I’m tired of being untouchable
I’m not above the love
I’m part of you and you’re part of me
Why did you go away?
Too late to tell you how I feel
I want you back but I get real
Can you hear my falling tears
Making rain where you lay
Finding what you’re looking for
Can end up being such a bore
I pray for you most every day
My love’s with you now fly away
If you see me getting mighty
If you see me getting high
Knock me down
I’m not bigger than life
It’s so lonely when you don’t even know yourself
That ending is lonely, sad, but true. Those are the feelings you feel when you’re out there and enough dark energy possesses you and you think, “Who the fuck am I? What happened to me?” I’m sure that was where Hillel ended up. He so clearly knew who he was and what he wanted early in his life, and he was a determined and hardworking, creative, life-loving guy. By the end, he forgot who he was, which I’ve seen happen to many people.
“Knock Me Down” was the first single off
Mother’s Milk,
and it actually got on the radio. Every now and then Lindy would tell us that a station had added the song, but that didn’t really compute. A few months later, on a weekend tour to Washington, D.C., Flea and John and I flagged down a cab in the middle of the nation’s capital. We got in and the driver looked at us and said, “Hey, aren’t you those guys? What is it, ‘Beat Me Up,’ ‘Slap Me Around,’ ‘Kick My Ass’? I love that song. You’re those guys, right?” That was the first time somebody other than the musical underground had arbitrarily become aware of us.
In September ’89, we started a yearlong cycle of touring behind
Mother’s Milk
. Another indication of our escalating level of success was our upgrade to a full-fledged tour bus. But we needed the room, because we had so many people on the road. We hired Tree to play horn, but he came up with this cockamamy notion to play an electric hybrid synthesizer that you blew into and produced several different horn sounds. Then we hired Kristin Vygard and Vicky Calhoun as backup singers. Kristin was a full-on character who had been a successful child actor. She was a five-foot-nothing redheaded freckled-faced madwoman who had been a jazz singer on the Hollywood scene. Vicky was a large black woman who had sung backup on “Knock Me Down” and been featured in that video. Besides the band, we had Chris Grayson, our soundman; Mark Johnson, our tour manager; and a new face in the organization, a roadie named Robbie Allen. When we got to England later in the tour, Robbie developed an alter ego, Robbie Rule, who opened our shows for us. With the help of Flea and John, Robbie developed a musical comedy act where he would go onstage and pretend to cut off his dick. It was a sleight-of-hand magic trick; he’d go out with a proper butcher knife that was sharp on one side and extremely dull on the other. Then he’d stretch his dick out, put the knife to it, and subtly turn the knife over so the dull side would be doing no damage to his private parts. Like Bob Forest, Robbie was a tortured musician working as a roadie, so we gave him his moment on the stage. It was a crazy play within a play, and Flea played comedy drums during the act. All the kids in the countryside of England had to endure this dick-slashing before we came on.

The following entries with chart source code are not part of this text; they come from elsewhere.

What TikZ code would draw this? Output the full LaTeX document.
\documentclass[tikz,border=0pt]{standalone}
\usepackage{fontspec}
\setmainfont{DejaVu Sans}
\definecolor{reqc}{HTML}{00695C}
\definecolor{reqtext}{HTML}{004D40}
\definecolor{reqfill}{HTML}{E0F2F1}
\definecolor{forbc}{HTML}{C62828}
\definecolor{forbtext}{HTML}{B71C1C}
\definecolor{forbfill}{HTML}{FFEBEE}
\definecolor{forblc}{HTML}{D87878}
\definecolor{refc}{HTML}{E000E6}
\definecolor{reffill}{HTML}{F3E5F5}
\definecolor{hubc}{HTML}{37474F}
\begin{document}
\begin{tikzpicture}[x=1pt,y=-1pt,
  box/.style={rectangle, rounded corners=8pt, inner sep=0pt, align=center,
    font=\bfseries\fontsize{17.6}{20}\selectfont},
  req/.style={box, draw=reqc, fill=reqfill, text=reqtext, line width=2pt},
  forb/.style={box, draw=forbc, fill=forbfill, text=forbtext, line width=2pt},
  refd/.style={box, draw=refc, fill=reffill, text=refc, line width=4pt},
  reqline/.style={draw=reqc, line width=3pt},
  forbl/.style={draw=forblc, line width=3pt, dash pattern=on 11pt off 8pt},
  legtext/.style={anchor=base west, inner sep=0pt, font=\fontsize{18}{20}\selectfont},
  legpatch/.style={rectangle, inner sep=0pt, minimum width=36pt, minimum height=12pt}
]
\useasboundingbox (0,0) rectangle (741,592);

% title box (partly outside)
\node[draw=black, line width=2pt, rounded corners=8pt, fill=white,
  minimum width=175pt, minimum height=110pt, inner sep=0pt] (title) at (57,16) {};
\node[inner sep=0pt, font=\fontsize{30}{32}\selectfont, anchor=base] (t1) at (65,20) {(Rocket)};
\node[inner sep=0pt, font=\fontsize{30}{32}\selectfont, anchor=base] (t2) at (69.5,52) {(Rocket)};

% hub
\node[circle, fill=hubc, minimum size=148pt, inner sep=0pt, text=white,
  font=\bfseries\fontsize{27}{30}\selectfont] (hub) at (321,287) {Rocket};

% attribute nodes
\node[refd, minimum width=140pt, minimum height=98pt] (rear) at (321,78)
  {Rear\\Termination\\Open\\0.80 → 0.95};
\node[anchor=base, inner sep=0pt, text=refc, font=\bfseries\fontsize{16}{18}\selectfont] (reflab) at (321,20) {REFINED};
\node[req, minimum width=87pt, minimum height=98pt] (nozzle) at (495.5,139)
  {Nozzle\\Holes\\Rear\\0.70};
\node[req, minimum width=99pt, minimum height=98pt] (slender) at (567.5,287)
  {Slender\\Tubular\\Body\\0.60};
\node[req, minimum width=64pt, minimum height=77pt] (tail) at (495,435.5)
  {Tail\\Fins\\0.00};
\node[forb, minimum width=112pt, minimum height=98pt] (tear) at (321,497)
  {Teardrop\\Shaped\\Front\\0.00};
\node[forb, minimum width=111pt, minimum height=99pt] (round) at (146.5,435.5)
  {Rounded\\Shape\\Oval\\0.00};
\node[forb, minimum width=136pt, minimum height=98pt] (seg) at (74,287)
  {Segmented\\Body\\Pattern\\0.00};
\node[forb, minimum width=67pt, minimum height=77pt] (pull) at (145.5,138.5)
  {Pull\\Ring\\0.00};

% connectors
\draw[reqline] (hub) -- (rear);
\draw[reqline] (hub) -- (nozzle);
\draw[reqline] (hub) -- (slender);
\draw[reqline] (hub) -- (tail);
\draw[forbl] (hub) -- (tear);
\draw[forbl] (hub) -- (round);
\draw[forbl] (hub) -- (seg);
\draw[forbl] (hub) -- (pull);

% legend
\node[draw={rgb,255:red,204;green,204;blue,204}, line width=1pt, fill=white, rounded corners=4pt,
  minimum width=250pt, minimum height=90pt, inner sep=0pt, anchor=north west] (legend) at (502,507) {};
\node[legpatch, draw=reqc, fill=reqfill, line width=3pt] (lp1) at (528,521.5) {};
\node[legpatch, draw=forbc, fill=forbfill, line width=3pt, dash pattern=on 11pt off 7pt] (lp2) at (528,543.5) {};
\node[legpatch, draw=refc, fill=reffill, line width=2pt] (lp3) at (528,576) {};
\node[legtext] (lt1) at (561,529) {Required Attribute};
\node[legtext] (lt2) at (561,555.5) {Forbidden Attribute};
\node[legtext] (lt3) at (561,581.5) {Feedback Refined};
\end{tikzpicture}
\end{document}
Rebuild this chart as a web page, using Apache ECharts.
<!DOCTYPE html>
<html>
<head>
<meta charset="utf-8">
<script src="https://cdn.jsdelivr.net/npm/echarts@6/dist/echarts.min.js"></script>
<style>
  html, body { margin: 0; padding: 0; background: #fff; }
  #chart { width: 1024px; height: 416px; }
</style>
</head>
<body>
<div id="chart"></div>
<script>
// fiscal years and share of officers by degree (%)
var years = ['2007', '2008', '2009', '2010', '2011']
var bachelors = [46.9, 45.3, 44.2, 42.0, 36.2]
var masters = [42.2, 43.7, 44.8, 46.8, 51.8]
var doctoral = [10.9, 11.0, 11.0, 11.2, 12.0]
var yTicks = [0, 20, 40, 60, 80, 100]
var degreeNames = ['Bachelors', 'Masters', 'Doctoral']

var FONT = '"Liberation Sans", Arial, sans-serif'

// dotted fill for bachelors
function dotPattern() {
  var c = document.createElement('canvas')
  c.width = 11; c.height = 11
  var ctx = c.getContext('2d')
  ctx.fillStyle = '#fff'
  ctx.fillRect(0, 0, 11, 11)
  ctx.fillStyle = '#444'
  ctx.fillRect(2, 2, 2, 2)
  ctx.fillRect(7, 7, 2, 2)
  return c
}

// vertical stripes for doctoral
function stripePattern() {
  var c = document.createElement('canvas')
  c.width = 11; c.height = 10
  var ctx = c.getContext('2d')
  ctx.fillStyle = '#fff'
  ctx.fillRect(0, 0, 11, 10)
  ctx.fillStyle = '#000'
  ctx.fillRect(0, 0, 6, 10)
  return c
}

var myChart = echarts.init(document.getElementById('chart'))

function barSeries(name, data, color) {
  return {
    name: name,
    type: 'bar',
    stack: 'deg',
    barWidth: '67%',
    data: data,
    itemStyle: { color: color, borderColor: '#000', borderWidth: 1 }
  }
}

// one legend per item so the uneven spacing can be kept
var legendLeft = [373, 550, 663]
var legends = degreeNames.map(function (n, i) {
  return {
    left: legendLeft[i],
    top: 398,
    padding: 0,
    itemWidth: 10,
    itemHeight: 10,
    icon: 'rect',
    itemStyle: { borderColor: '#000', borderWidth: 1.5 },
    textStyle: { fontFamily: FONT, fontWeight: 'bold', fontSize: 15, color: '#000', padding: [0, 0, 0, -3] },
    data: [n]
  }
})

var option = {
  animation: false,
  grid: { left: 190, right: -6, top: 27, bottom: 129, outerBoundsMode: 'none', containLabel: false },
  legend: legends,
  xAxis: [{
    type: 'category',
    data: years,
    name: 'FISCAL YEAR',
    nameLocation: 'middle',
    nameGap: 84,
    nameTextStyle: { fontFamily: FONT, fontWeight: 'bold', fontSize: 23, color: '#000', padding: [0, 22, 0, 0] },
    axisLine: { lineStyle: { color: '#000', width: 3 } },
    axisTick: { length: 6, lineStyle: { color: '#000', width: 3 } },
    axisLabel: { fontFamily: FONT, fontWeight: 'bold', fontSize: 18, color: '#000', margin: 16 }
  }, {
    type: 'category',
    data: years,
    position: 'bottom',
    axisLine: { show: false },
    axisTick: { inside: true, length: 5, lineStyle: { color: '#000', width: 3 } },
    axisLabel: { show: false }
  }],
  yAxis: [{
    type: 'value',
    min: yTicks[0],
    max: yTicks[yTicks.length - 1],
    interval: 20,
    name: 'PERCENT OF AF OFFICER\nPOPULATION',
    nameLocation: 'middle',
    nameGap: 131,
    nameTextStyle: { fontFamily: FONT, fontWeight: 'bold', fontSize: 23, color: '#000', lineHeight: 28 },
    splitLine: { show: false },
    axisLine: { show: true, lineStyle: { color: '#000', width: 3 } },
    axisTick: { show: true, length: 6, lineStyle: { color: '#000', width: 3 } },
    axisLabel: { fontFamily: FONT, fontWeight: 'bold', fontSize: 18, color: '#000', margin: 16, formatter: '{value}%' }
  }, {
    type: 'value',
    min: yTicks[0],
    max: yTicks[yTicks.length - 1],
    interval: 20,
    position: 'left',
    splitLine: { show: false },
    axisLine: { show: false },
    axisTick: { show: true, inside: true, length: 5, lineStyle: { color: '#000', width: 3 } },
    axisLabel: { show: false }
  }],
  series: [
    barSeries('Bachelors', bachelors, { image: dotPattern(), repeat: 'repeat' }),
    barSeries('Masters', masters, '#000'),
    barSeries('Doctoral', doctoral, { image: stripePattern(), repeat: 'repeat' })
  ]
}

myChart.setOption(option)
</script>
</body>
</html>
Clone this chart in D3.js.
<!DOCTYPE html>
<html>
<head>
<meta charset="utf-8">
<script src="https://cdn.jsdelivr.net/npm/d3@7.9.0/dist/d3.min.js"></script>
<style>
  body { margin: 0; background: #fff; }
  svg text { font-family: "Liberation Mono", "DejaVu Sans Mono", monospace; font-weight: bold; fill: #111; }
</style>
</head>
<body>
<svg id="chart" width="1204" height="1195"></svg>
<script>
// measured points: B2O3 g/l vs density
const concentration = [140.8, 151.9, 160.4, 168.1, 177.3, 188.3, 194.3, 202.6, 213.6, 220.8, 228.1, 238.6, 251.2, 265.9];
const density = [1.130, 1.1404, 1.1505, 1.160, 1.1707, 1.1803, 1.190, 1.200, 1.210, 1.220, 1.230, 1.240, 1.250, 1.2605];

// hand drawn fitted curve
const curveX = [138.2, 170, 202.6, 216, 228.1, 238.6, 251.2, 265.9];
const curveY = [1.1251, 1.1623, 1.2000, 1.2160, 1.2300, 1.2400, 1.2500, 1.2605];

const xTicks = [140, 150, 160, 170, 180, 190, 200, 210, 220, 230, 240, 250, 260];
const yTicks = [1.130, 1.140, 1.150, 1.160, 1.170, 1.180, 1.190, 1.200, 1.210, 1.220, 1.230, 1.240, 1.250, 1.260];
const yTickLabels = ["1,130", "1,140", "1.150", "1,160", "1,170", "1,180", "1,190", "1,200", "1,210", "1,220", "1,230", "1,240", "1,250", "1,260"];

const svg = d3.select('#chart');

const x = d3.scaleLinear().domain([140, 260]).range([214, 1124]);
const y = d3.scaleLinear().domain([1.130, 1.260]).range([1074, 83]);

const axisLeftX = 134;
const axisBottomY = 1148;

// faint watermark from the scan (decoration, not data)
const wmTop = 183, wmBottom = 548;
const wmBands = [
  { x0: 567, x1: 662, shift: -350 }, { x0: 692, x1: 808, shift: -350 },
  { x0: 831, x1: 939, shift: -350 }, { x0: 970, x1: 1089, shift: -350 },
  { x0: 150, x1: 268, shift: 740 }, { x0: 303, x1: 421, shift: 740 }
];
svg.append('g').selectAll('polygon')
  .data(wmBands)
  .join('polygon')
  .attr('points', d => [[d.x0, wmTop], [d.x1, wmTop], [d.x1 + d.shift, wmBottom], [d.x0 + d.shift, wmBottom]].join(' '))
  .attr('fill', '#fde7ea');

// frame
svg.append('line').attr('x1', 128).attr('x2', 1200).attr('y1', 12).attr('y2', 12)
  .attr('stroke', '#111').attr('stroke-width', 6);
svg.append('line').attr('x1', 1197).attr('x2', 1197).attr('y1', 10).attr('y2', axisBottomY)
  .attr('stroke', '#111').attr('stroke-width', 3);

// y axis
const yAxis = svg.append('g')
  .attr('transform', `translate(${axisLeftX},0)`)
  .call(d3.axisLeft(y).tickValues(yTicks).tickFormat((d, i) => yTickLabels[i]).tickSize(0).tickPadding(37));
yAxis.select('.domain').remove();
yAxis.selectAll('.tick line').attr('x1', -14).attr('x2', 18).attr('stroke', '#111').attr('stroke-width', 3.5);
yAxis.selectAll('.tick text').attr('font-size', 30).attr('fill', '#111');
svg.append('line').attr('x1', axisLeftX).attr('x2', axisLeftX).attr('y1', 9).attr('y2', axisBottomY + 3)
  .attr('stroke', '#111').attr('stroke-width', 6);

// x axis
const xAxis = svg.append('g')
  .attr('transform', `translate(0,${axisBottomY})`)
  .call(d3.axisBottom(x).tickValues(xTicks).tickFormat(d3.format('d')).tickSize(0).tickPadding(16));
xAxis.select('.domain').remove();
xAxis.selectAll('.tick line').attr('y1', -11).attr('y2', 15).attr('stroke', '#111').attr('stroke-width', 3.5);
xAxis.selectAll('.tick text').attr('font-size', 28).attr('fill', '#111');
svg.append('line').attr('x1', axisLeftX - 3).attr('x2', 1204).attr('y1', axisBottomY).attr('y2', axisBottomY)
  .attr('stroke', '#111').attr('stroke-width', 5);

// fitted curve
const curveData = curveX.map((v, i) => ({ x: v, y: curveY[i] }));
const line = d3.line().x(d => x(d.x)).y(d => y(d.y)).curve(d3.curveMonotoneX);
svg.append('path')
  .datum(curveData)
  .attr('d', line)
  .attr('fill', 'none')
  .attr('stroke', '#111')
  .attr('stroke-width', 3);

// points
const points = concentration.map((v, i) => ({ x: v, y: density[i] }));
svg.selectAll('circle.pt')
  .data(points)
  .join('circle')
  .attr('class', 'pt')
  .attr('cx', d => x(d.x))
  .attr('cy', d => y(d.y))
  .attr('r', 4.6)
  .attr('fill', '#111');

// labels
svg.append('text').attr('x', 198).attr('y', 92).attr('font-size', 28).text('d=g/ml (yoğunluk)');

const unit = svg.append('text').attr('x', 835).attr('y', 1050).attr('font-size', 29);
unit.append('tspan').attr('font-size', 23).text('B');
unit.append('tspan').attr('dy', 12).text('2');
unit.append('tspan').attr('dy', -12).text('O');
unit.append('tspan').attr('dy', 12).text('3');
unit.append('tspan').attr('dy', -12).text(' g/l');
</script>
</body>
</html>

Since I was no longer chasing cocaine or alcohol, new entertainments had to be created. Something called The Job spiced up the tedium of being on the road. Since we were playing a lot of college dates, we’d routinely get fed meals at the venues, which consisted of reheated cafeteria food that had been topped with industrial-strength salad dressing. It was hard to tell if that mystery liquid was for garnishing your food or cleaning the floor.
The first job we created was in Canada, where we encountered a super-sized bowl of bacon bits on our dining table. We came up with the idea of collecting some money and challenging Mark Johnson with the job of eating that entire bowl. It turned out Johnson was capable of eating some shit, and he successfully completed his job.
My first job was to eat what appeared to be half a pound of butter brought to our table at a gig. I had three minutes to finish it off and $120 bucks to gain, but I got only halfway through before I had to quit. I thought I could mind-power the job, but my body rejected that much butter. Eventually, Flea, John, Chad, and I realized it was silly to torture ourselves with these jobs when we could torture those around us. Besides, we weren’t as much in need of the money as the soundman or a backup singer or the roadie. One night we were backstage at some college in the middle of Pennsylvania, and our hosts brought us some inedible food. The girls had been bugging us for a job, so we took an empty wine carafe and started mixing up various salad dressings and condiments and wound up with a bottle full of green stuff that wouldn’t have been out of place in
The Fifty Foot Bug That Ate St. Louis
. Then we selected tiny Kristin, who needed the money, and we all chipped in $180 if she’d drink the entire carafe and keep it down for five minutes. She was such a firecracker times ten about everything that she not only accepted that job but offered to eat some various other foodstuffs if we threw in fifty bucks more. Accepted.